There's a new indie flick about boat people out in selected cities. I saw the trailer and honestly, I have to say I was fighting back some tears. You gotta see it to know what im talkin' about. I told a friend about the trailer and she wanted to cry.http://www.journeyfromthefall.com/TrailerSmall.aspx

Aside from all the cultural aspects, I really needed vascon cuz i was really just gettin' bored with everything. bored with wichita and all the lameness that DOESN'T go on around here. and i think im even bored with lawrence. I KNOW RIGHT? haha its just the same thing every time and yea it's nice to hang out with my friends but im not really doing anything worthwhile up there. I mean, im just going out drinkin', goin out drinkin'. and thats just not doin' it for me anymore. alot of times now, i'll just stay home while everyones out drinkin and i really won't feel like im missin out on anything...cuz im really not. its the same thing over and over. the speakers at vascon really impressed me. i thought they were gonna be a bunch of business people, successful this and that. but no, they were really all just artist.
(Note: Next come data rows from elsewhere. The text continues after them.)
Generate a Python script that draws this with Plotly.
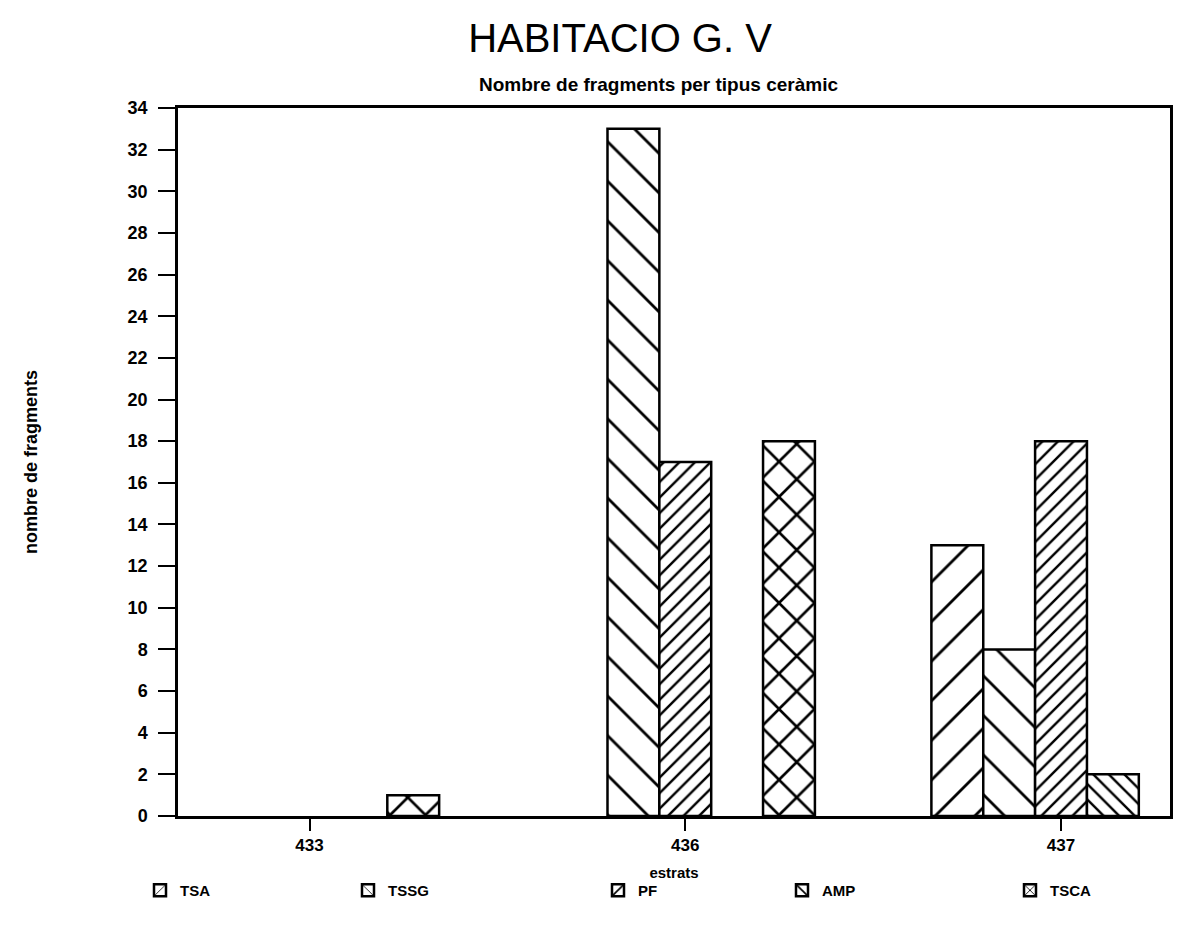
import plotly.graph_objects as go

# ---- data ----
categories = ["433", "436", "437"]
series_names = ["TSA", "TSSG", "PF", "AMP", "TSCA"]
tsa = [0, 0, 13]
tssg = [0, 33, 8]
pf = [0, 17, 18]
amp = [0, 0, 2]
tsca = [1, 18, 0]
y_tick_values = list(range(0, 35, 2))

series_values = [tsa, tssg, pf, amp, tsca]

# hatch style per series: (shape, tile size, solidity)
hatch = {
    "TSA": ("/", 28, 0.10),
    "TSSG": ("\\", 28, 0.10),
    "PF": ("/", 11, 0.22),
    "AMP": ("\\", 11, 0.22),
    "TSCA": ("x", 25, 0.20),
}

# legend entry left positions (px) for each series
legend_left_px = [132, 340, 590, 774, 1002]

FONT = "Liberation Sans"

L, R, T, B = 170, 32, 100, 144
W, H = 1194, 952
plot_w = W - L - R
plot_h = H - T - B

fig = go.Figure()
legend_layouts = {}
for i, (name, vals) in enumerate(zip(series_names, series_values)):
    shape, size, solid = hatch[name]
    lg = "legend" if i == 0 else f"legend{i + 1}"
    fig.add_trace(go.Bar(
        x=categories,
        # zero counts are left undrawn, as in the reference
        y=[v if v else None for v in vals],
        name=name,
        legend=lg,
        marker=dict(
            color="white",
            line=dict(color="black", width=2.5),
            pattern=dict(shape=shape, size=size, solidity=solid,
                         fgcolor="black", fgopacity=1, bgcolor="white",
                         fillmode="overlay"),
        ),
    ))
    legend_layouts[lg] = dict(
        orientation="h",
        x=(legend_left_px[i] - L) / plot_w, xanchor="left",
        y=-(866 - (H - B)) / plot_h, yanchor="top",
        font=dict(family=FONT, size=15, color="black", weight="bold"),
        bgcolor="rgba(0,0,0,0)",
        itemclick=False, itemdoubleclick=False,
    )

fig.update_layout(
    width=W, height=H,
    margin=dict(l=L, r=R, t=T, b=B, autoexpand=False),
    paper_bgcolor="white",
    plot_bgcolor="white",
    barmode="group",
    bargap=0.31,
    bargroupgap=0,
    font=dict(family=FONT, color="black", size=15),
    title=dict(
        text="HABITACIO G. V",
        x=612 / W, xanchor="center",
        y=1 - 30 / H, yanchor="middle",
        font=dict(family=FONT, size=40, color="black"),
    ),
    showlegend=True,
    annotations=[
        dict(
            text="<b>Nombre de fragments per tipus ceràmic</b>",
            xref="paper", yref="paper",
            x=(650 - L) / plot_w, y=1 + (T - 76) / plot_h,
            xanchor="center", yanchor="middle",
            showarrow=False,
            font=dict(family=FONT, size=19, color="black"),
        )
    ],
    **legend_layouts,
)

fig.update_xaxes(
    type="category",
    range=[-0.35, 2.29],
    showline=True, linecolor="black", linewidth=2.5, mirror=True,
    ticks="outside", ticklen=12, tickwidth=2, tickcolor="black",
    tickfont=dict(family=FONT, size=17, color="black", weight="bold"),
    showgrid=False, zeroline=False,
    title=dict(text="<b>estrats</b>", standoff=14,
               font=dict(family=FONT, size=15, color="black")),
)

fig.update_yaxes(
    range=[0, 34],
    tickmode="array", tickvals=y_tick_values,
    ticktext=[str(v) for v in y_tick_values],
    showline=True, linecolor="black", linewidth=2.5, mirror=True,
    ticks="outside", ticklen=17, tickwidth=2, tickcolor="black",
    ticklabelstandoff=7,
    tickfont=dict(family=FONT, size=18, color="black", weight="bold"),
    showgrid=False, zeroline=False,
    title=dict(text="<b>nombre de fragments</b>", standoff=86,
               font=dict(family=FONT, size=18, color="black")),
)

fig.write_html("out.html")
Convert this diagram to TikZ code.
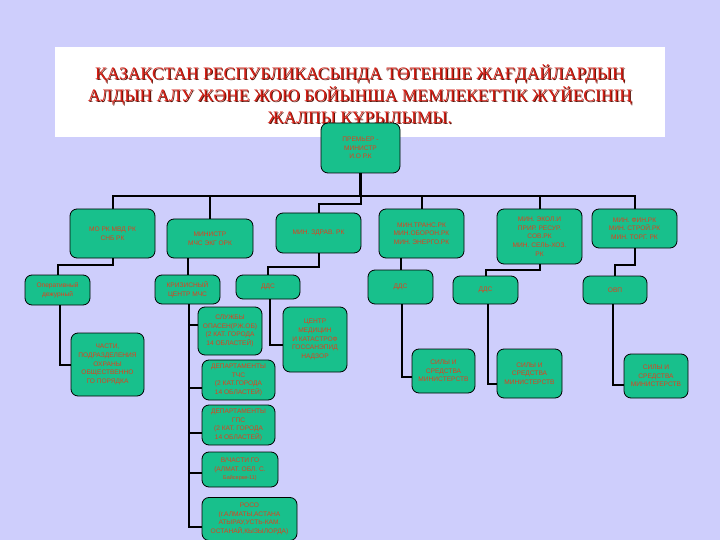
\documentclass[tikz,border=0pt]{standalone}
\usepackage{fontspec}
\setmainfont{Liberation Serif}
\newfontfamily\boxfont{Liberation Sans}
\usetikzlibrary{positioning}
\definecolor{bgblue}{RGB}{206,206,252}
\definecolor{boxgreen}{RGB}{24,192,140}
\definecolor{boxred}{RGB}{226,62,28}
\definecolor{titlered}{RGB}{214,32,22}
\definecolor{titleshade}{RGB}{90,20,10}
\begin{document}
\begin{tikzpicture}[x=1pt,y=-1pt]

\tikzset{unit/.style = {draw=black, line width=0.8pt, fill=boxgreen, rounded corners=7pt,
  align=center, text=boxred, inner sep=1pt, font=\boxfont\fontsize{6.6}{8.6}\selectfont}}
\tikzset{link/.style = {draw=black, line width=2pt}}
\tikzset{heading/.style = {align=center, font=\fontsize{17.5}{22}\selectfont}}
\fill[bgblue] (0,0) rectangle (720,540);
\useasboundingbox (0,0) rectangle (720,540);
%title
\node[fill=white, minimum width=610pt, minimum height=90pt, inner sep=0pt] (titlebox) at (360,92) {};
\node[heading, text=titleshade] (titleshadow) at (361,97) {ҚАЗАҚСТАН РЕСПУБЛИКАСЫНДА ТӨТЕНШЕ ЖАҒДАЙЛАРДЫҢ\\АЛДЫН АЛУ ЖӘНЕ ЖОЮ БОЙЫНША МЕМЛЕКЕТТІК ЖҮЙЕСІНІҢ\\ЖАЛПЫ ҚҰРЫЛЫМЫ.};
\node[heading, text=titlered] (title) at (360,96) {ҚАЗАҚСТАН РЕСПУБЛИКАСЫНДА ТӨТЕНШЕ ЖАҒДАЙЛАРДЫҢ\\АЛДЫН АЛУ ЖӘНЕ ЖОЮ БОЙЫНША МЕМЛЕКЕТТІК ЖҮЙЕСІНІҢ\\ЖАЛПЫ ҚҰРЫЛЫМЫ.};
%links
\coordinate (bus) at (360.5,196);
\coordinate (premierfoot) at (360.5,173);
\draw[link, line width=2.8pt] (premierfoot) -- (bus);
\coordinate (mofoot) at (112.5,209);
\coordinate (finfoot) at (634.5,209);
\draw[link] (mofoot) |- (bus) -| (finfoot);
%boxes
\node[unit, minimum width=79pt, minimum height=50pt] (premier) at (360.5,148) {ПРЕМЬЕР -\\МИНИСТР\\И.О Р.К};
\node[unit, minimum width=85pt, minimum height=49pt] (mo) at (112.5,233.5) {МО РК МВД РК\\СНБ РК};
\node[unit, minimum width=86pt, minimum height=39pt] (mchs) at (210,238.5) {МИНИСТР\\МЧС ЭКГ ОРК};
\node[unit, minimum width=85pt, minimum height=40pt] (zdrav) at (318.5,233) {МИН. ЗДРАВ. РК};
\node[unit, minimum width=85pt, minimum height=49pt] (trans) at (421.5,233.5) {МИН.ТРАНС.РК\\МИН.ОБОРОН.РК\\МИН. ЭНЕРГО.РК};
\node[unit, minimum width=85pt, minimum height=55pt] (ekol) at (539.5,236.5) {МИН. ЭКОЛ.И\\ПРИР. РЕСУР.\\СОВ.РК\\МИН. СЕЛЬ-ХОЗ.\\РК};
\node[unit, minimum width=85pt, minimum height=39pt] (fin) at (634.5,228.5) {МИН. ФИН.РК\\МИН. СТРОЙ.РК\\МИН. ТОРГ. РК};
\node[unit, minimum width=65pt, minimum height=30pt] (oper) at (57.5,290) {Оперативный\\дежурный};
\node[unit, minimum width=65pt, minimum height=29pt] (kriz) at (187.5,289.5) {КРИЗИСНЫЙ\\ЦЕНТР МЧС};
\node[unit, minimum width=64pt, minimum height=24pt] (dds1) at (268,287) {ДДС};
\node[unit, minimum width=65pt, minimum height=34pt] (dds2) at (400.5,287) {ДДС};
\node[unit, minimum width=65pt, minimum height=28pt] (dds3) at (485.5,290) {ДДС};
\node[unit, minimum width=64pt, minimum height=28pt] (ovp) at (615,290) {ОВП};
\node[unit, minimum width=73pt, minimum height=63pt] (chasti) at (107.5,364.5) {ЧАСТИ,\\ПОДРАЗДЕЛЕНИЯ\\ОХРАНЫ\\ОБЩЕСТВЕННО\\ГО ПОРЯДКА};
\node[unit, minimum width=64pt, minimum height=48pt] (sluzhby) at (230,331) {СЛУЖБЫ\\ОПАСЕН(РЖ.ОБ)\\(2 КАТ. ГОРОДА\\14 ОБЛАСТЕЙ)};
\node[unit, minimum width=73pt, minimum height=40pt] (deptchs) at (238.5,380) {ДЕПАРТАМЕНТЫ\\ТЧС\\(2 КАТ.ГОРОДА\\14 ОБЛАСТЕЙ)};
\node[unit, minimum width=64pt, minimum height=65pt] (centr) at (315,339.5) {ЦЕНТР\\МЕДИЦИН\\И КАТАСТРОФ\\ГОССАНЭПИД\\НАДЗОР};
\node[unit, minimum width=73pt, minimum height=40pt] (depgps) at (238.5,425) {ДЕПАРТАМЕНТЫ\\ГПС\\(2 КАТ. ГОРОДА\\14 ОБЛАСТЕЙ)};
\node[unit, minimum width=76pt, minimum height=35pt] (vchasti) at (240,469.5) {В/ЧАСТИ ГО\\(АЛМАТ. ОБЛ. С.\\{\fontsize{5.5}{8}\selectfont Байсерке-11)}};
\node[unit, minimum width=95pt, minimum height=43pt] (roso) at (249.5,519) {РОСО\\(г.АЛМАТЫ,АСТАНА\\АТЫРАУ,УСТЬ-КАМ.\\ОСТАНАЙ,КЫЗЫЛОРДА)};
\node[unit, minimum width=63pt, minimum height=44pt] (sily1) at (443.5,371) {СИЛЫ И\\СРЕДСТВА\\МИНИСТЕРСТВ};
\node[unit, minimum width=65pt, minimum height=49pt] (sily2) at (529.5,373.5) {СИЛЫ И\\СРЕДСТВА\\МИНИСТЕРСТВ};
\node[unit, minimum width=64pt, minimum height=44pt] (sily3) at (656,376) {СИЛЫ И\\СРЕДСТВА\\МИНИСТЕРСТВ};
%links
\draw[link] (mchs.north) -- (mchs.north |- bus);
\draw[link] (trans.north) -- (trans.north |- bus);
\draw[link] (ekol.north) -- (ekol.north |- bus);
\draw[link] (bus) -- ++(0,8) -| (zdrav.north);
\draw[link] (mo.south) -- ++(0,7) -| (oper.north);
\draw[link] (kriz.north) -- (kriz.north |- mchs.south);
\draw[link] (zdrav.south) -- ++(0,14) -| (dds1.north);
\draw[link] (dds2.north) -- (dds2.north |- trans.south);
\draw[link] (ekol.south) -- ++(0,6) -| (dds3.north);
\draw[link] (fin.south) -- ++(0,17) -| (ovp.north);
\draw[link] ([xshift=2pt]oper.south) |- (chasti.west);
\draw[link] ([xshift=1.5pt]kriz.south) |- ([yshift=-8pt]roso.west);
\foreach \n/\s in {sluzhby/6, deptchs/-8, depgps/-8, vchasti/-3}
  \draw[link] ([xshift=1.5pt]kriz.south) |- ([yshift=\s pt]\n.west);
\draw[link] ([xshift=2pt]dds1.south) |- ([yshift=-5pt]centr.west);
\draw[link] ([xshift=1pt]dds2.south) |- ([yshift=-6pt]sily1.west);
\draw[link] ([xshift=2.5pt]dds3.south) |- ([yshift=-10pt]sily2.west);
\draw[link] ([xshift=-2pt]ovp.south) |- ([yshift=-9pt]sily3.west);

\end{tikzpicture}
\end{document}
Directors, spoken word artist, art dealers, activist. just really random professions like that. Normally when i hear people talk about their careers, i can't really take them seriously cuz i always sense a be of..pretention or.. some sort of dissatifaction with it.. or something. Just something doesn't ring true to me when i hear it. But these people, i didn't get that from them. It was refreshing to see people so passionate about what they do. Not only were they doing things what they want to do but what they were doing was worthwhile, it made a difference, it was meaningful in some way or another. I really wish i could say that about myself. Im really just spacing out through everything i do cuz i don't give a damn about any of it. i don't have passion for what im studying and i don't make a damn bit of differnce serving tables haha. i mean, i really just wanna quit my job and drop out of school and go join the peace corp or something haha. something to make me go to bed at night knowing i did something worthwhile. gettin shitfaced does not count hahah.not like im going through a transformation or anything but its just the things i've been doing for the past few years just aren't doing it for me anymore. i'm in need of something more.
 


Wednesday, February 14, 2007

since when did valentines day become so unpopular? haha even with people in relationships. i mean, if you're single and bitter on vday i can understand but if you have a someone, why are you still bitter? hahah i realize this is probably the most overrated and senseless holiday of all but...whatever. haha don't take it seriously then, ignore it, but i don't see the sense in hatin' on it you player haters. i think its just kind of an excuse to be corny. though i don't believe in relations (the ones involving myself anyways haha), i can still appreciate the lovey-dovey-ness of it all. seeing people make each other happy isn't the worst thing in the world. the whole flowers and candy bit may be overrated but for some reason it still works for me. i mean, if not for valentine, how often do people buy their loved ones shit like that? i mean, have you ever given a girl flowers? i love the way their face lights up. amazing how a thing so little (albeit expensive as hell on vday) as flowers can mean so much to a girl. its not even the flowers, i don't even think most girls REALLY like flowers, they just die on you anyways haha. its just the thought, it lets them know you appreciate them, and thats not such a bad thing...most of the time haha. and me? though i don't usually like to buy women stuff (it would encourage them haha), i always make an expection for one lady on valentines day: i call her mom. kinda lame, i know haha but "ain't a woman aliveee that can take my momma's place"( that's Tupac by the way haha)

oh and one last thought. vday's one of the few holidays in these first few months of the year, and president's day isn't exactly the sexiest holiday ever haha so appreciate it.